**Exercise directions**
The listing below should be copied in full, word for word.

======

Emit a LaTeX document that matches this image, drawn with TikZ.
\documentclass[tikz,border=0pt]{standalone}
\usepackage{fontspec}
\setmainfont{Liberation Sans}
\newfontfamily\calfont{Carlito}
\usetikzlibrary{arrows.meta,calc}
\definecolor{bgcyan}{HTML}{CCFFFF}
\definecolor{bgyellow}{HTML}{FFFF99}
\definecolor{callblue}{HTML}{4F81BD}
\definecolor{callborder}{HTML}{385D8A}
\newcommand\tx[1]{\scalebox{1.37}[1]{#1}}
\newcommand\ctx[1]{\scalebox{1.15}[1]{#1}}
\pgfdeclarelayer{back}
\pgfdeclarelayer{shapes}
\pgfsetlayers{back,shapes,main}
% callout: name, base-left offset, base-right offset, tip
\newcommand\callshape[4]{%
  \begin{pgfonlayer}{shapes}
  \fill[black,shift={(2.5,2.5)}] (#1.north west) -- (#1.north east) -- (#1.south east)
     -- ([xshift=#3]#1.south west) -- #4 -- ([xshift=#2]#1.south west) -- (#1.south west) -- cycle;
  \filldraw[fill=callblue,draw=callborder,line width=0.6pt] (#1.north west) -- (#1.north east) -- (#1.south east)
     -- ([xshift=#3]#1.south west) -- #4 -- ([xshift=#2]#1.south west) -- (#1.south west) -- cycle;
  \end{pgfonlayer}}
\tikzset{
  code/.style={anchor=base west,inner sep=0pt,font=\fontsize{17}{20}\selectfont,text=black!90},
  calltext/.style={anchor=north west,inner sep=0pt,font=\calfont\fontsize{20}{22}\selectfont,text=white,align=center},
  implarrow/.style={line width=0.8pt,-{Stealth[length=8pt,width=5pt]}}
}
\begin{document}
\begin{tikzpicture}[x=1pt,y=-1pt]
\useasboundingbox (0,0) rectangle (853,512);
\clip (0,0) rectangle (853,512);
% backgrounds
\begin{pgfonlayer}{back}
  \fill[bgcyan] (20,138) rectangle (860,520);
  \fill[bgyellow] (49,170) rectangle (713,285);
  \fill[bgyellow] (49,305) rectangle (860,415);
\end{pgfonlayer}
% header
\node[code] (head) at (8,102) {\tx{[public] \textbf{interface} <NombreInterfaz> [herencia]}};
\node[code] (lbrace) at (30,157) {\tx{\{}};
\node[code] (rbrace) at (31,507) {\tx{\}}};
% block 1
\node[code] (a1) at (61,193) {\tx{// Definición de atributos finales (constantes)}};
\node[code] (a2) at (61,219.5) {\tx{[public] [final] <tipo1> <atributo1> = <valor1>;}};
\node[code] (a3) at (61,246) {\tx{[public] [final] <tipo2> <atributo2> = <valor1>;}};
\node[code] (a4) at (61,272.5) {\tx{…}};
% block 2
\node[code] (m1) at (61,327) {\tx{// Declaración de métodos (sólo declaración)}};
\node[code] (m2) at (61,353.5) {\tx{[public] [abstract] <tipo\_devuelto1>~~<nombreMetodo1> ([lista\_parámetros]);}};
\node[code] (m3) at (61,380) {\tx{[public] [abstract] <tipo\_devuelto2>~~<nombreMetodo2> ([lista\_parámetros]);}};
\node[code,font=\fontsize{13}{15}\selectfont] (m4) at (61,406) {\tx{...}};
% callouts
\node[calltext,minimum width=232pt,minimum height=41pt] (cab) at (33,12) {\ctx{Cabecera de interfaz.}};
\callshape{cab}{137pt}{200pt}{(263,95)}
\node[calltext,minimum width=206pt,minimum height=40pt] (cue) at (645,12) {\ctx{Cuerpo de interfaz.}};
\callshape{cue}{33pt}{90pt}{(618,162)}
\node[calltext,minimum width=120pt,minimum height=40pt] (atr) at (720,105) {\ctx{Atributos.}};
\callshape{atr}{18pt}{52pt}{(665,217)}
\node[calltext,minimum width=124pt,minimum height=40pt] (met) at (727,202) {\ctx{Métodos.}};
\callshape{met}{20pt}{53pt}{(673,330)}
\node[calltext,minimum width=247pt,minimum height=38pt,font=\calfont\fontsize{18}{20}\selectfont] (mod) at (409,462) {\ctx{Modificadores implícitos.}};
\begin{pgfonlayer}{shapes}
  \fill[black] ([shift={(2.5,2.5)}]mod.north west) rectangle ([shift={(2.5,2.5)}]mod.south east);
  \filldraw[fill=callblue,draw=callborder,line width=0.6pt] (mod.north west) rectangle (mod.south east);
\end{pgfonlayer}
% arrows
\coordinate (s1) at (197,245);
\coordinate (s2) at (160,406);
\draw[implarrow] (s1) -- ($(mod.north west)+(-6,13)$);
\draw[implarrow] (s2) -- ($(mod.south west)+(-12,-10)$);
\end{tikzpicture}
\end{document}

======

**The output**
Emit a LaTeX document that matches this image, drawn with TikZ.
\documentclass[tikz,border=0pt]{standalone}
\usepackage{fontspec}
\setmainfont{Liberation Sans}
\newfontfamily\calfont{Carlito}
\usetikzlibrary{arrows.meta,calc}
\definecolor{bgcyan}{HTML}{CCFFFF}
\definecolor{bgyellow}{HTML}{FFFF99}
\definecolor{callblue}{HTML}{4F81BD}
\definecolor{callborder}{HTML}{385D8A}
\newcommand\tx[1]{\scalebox{1.37}[1]{#1}}
\newcommand\ctx[1]{\scalebox{1.15}[1]{#1}}
\pgfdeclarelayer{back}
\pgfdeclarelayer{shapes}
\pgfsetlayers{back,shapes,main}
% callout: name, base-left offset, base-right offset, tip
\newcommand\callshape[4]{%
  \begin{pgfonlayer}{shapes}
  \fill[black,shift={(2.5,2.5)}] (#1.north west) -- (#1.north east) -- (#1.south east)
     -- ([xshift=#3]#1.south west) -- #4 -- ([xshift=#2]#1.south west) -- (#1.south west) -- cycle;
  \filldraw[fill=callblue,draw=callborder,line width=0.6pt] (#1.north west) -- (#1.north east) -- (#1.south east)
     -- ([xshift=#3]#1.south west) -- #4 -- ([xshift=#2]#1.south west) -- (#1.south west) -- cycle;
  \end{pgfonlayer}}
\tikzset{
  code/.style={anchor=base west,inner sep=0pt,font=\fontsize{17}{20}\selectfont,text=black!90},
  calltext/.style={anchor=north west,inner sep=0pt,font=\calfont\fontsize{20}{22}\selectfont,text=white,align=center},
  implarrow/.style={line width=0.8pt,-{Stealth[length=8pt,width=5pt]}}
}
\begin{document}
\begin{tikzpicture}[x=1pt,y=-1pt]
\useasboundingbox (0,0) rectangle (853,512);
\clip (0,0) rectangle (853,512);
% backgrounds
\begin{pgfonlayer}{back}
  \fill[bgcyan] (20,138) rectangle (860,520);
  \fill[bgyellow] (49,170) rectangle (713,285);
  \fill[bgyellow] (49,305) rectangle (860,415);
\end{pgfonlayer}
% header
\node[code] (head) at (8,102) {\tx{[public] \textbf{interface} <NombreInterfaz> [herencia]}};
\node[code] (lbrace) at (30,157) {\tx{\{}};
\node[code] (rbrace) at (31,507) {\tx{\}}};
% block 1
\node[code] (a1) at (61,193) {\tx{// Definición de atributos finales (constantes)}};
\node[code] (a2) at (61,219.5) {\tx{[public] [final] <tipo1> <atributo1> = <valor1>;}};
\node[code] (a3) at (61,246) {\tx{[public] [final] <tipo2> <atributo2> = <valor1>;}};
\node[code] (a4) at (61,272.5) {\tx{…}};
% block 2
\node[code] (m1) at (61,327) {\tx{// Declaración de métodos (sólo declaración)}};
\node[code] (m2) at (61,353.5) {\tx{[public] [abstract] <tipo\_devuelto1>~~<nombreMetodo1> ([lista\_parámetros]);}};
\node[code] (m3) at (61,380) {\tx{[public] [abstract] <tipo\_devuelto2>~~<nombreMetodo2> ([lista\_parámetros]);}};
\node[code,font=\fontsize{13}{15}\selectfont] (m4) at (61,406) {\tx{...}};
% callouts
\node[calltext,minimum width=232pt,minimum height=41pt] (cab) at (33,12) {\ctx{Cabecera de interfaz.}};
\callshape{cab}{137pt}{200pt}{(263,95)}
\node[calltext,minimum width=206pt,minimum height=40pt] (cue) at (645,12) {\ctx{Cuerpo de interfaz.}};
\callshape{cue}{33pt}{90pt}{(618,162)}
\node[calltext,minimum width=120pt,minimum height=40pt] (atr) at (720,105) {\ctx{Atributos.}};
\callshape{atr}{18pt}{52pt}{(665,217)}
\node[calltext,minimum width=124pt,minimum height=40pt] (met) at (727,202) {\ctx{Métodos.}};
\callshape{met}{20pt}{53pt}{(673,330)}
\node[calltext,minimum width=247pt,minimum height=38pt,font=\calfont\fontsize{18}{20}\selectfont] (mod) at (409,462) {\ctx{Modificadores implícitos.}};
\begin{pgfonlayer}{shapes}
  \fill[black] ([shift={(2.5,2.5)}]mod.north west) rectangle ([shift={(2.5,2.5)}]mod.south east);
  \filldraw[fill=callblue,draw=callborder,line width=0.6pt] (mod.north west) rectangle (mod.south east);
\end{pgfonlayer}
% arrows
\coordinate (s1) at (197,245);
\coordinate (s2) at (160,406);
\draw[implarrow] (s1) -- ($(mod.north west)+(-6,13)$);
\draw[implarrow] (s2) -- ($(mod.south west)+(-12,-10)$);
\end{tikzpicture}
\end{document}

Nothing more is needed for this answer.